SmartAID, an Israel-based tech aid charity, is helping restore vital phone and internet connections after a deadly earthquake hit Taiwan last week.
At least 10 people were killed and more than 1,000 were injured after the 7.4 magnitude earthquake hit Hualien County on Taiwan’s mountainous eastern coast on April 3. Another 700 people were trapped in wreckage.
The earthquake is the strongest to have hit Taiwan, an island with a history of earthquakes, in almost 25 years. It was the same magnitude as a 1999 earthquake that claimed over 2,400 lives.
SmartAID has a local team that was already stationed in Taiwan’s capital, Taipei – which is now a nine-hour drive away from Hualien after landslides caused road closures – and is flying out more people from Israel.
The charity’s first priority is to provide power and communications for the 91,000 households hit by outages on the island 100 miles off the south-east coast of China.
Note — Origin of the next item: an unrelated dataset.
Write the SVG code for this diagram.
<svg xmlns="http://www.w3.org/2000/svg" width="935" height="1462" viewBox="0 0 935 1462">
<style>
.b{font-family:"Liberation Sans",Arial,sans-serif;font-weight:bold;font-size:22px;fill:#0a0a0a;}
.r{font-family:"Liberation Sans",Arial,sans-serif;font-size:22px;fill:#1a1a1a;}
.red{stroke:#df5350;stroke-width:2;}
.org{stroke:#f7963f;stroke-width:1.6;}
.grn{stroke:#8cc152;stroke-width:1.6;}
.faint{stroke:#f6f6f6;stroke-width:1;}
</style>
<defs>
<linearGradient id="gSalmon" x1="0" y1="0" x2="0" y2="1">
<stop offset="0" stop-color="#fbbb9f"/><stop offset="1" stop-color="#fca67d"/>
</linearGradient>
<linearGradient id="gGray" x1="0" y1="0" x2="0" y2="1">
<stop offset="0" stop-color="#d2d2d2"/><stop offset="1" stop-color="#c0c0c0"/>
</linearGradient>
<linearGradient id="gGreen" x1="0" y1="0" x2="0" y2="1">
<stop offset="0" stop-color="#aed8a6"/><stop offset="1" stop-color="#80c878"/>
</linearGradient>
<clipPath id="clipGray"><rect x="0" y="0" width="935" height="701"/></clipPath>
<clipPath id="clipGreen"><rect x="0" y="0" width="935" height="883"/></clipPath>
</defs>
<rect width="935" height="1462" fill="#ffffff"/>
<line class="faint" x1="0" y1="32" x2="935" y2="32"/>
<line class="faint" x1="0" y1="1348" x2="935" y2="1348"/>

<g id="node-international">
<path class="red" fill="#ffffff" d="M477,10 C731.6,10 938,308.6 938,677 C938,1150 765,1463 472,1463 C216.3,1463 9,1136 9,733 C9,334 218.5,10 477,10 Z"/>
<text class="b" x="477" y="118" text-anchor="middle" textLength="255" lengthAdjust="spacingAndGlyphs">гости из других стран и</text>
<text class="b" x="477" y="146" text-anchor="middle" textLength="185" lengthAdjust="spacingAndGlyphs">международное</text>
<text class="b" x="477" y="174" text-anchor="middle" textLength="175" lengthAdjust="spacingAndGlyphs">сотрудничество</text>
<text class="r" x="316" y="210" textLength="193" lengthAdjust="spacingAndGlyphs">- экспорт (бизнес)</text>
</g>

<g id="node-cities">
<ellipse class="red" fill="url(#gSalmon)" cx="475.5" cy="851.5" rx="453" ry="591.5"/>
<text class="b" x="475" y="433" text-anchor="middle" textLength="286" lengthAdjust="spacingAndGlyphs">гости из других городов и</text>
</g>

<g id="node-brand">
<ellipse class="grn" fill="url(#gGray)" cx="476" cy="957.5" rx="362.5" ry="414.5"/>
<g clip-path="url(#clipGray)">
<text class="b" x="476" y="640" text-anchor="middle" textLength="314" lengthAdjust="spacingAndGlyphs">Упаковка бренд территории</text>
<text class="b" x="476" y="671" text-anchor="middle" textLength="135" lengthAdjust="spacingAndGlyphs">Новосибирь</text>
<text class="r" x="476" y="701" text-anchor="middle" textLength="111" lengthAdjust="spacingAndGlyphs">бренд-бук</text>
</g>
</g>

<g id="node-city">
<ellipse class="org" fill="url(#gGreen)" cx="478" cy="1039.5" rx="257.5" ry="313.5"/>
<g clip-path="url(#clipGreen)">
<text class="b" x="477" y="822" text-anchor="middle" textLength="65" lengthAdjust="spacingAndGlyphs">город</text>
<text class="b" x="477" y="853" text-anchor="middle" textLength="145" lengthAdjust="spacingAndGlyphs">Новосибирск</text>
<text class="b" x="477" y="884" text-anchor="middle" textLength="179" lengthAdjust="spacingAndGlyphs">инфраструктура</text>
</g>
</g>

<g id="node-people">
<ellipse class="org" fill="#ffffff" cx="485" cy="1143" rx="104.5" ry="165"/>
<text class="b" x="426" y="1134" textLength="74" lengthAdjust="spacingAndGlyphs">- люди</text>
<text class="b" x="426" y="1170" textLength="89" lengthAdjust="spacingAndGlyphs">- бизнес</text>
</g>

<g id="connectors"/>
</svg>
“Our focus right now is telecommunications and electricity,” said Shachar Zahavi, who co-founded SmartAID in 2019 to provide a swift response and the innovative use of technology to those in need during times of crisis.
The charity is working closely with local partners in Taiwan to see if it can integrate solar power units and telecommunications systems to address the widespread power outages. Matters have been made worse by the closure of a major highway due to landslides and rockfalls.
SmartAID won’t be sending search and rescue teams as they often do in such disasters, because the Taiwanese government has its own well-equipped personnel.
“In this case we’re acting in more of an advisory role on specific issues, but the main thing they’ve been asking is how can they get electricity, get online and get communications. They need to tell us what they need,” said Zahavi, who has been involved in disaster relief work since the Rwandan genocide of 1994.
He said the disaster was not on the same scale as Turkey, when a February 2023 quake killed over 53,000 people. On that occasion SmartAID sent 25 staff members.
“We have sent two people to Taiwan and we have a group of local people there,” he said. “The best way to provide aid is through people who are already there and who understand the culture. That’s how we work everywhere across the world.”
SmartAID has been active in Australia, Indonesia, Italy, Mexico, the Philippines, Peru, Brazil and India. It has been helping in Ukraine since Russia invaded two years ago, in Morocco where an earthquake killed over 2,000 last September, and in Hawaii, which was recently devastated by wildfires.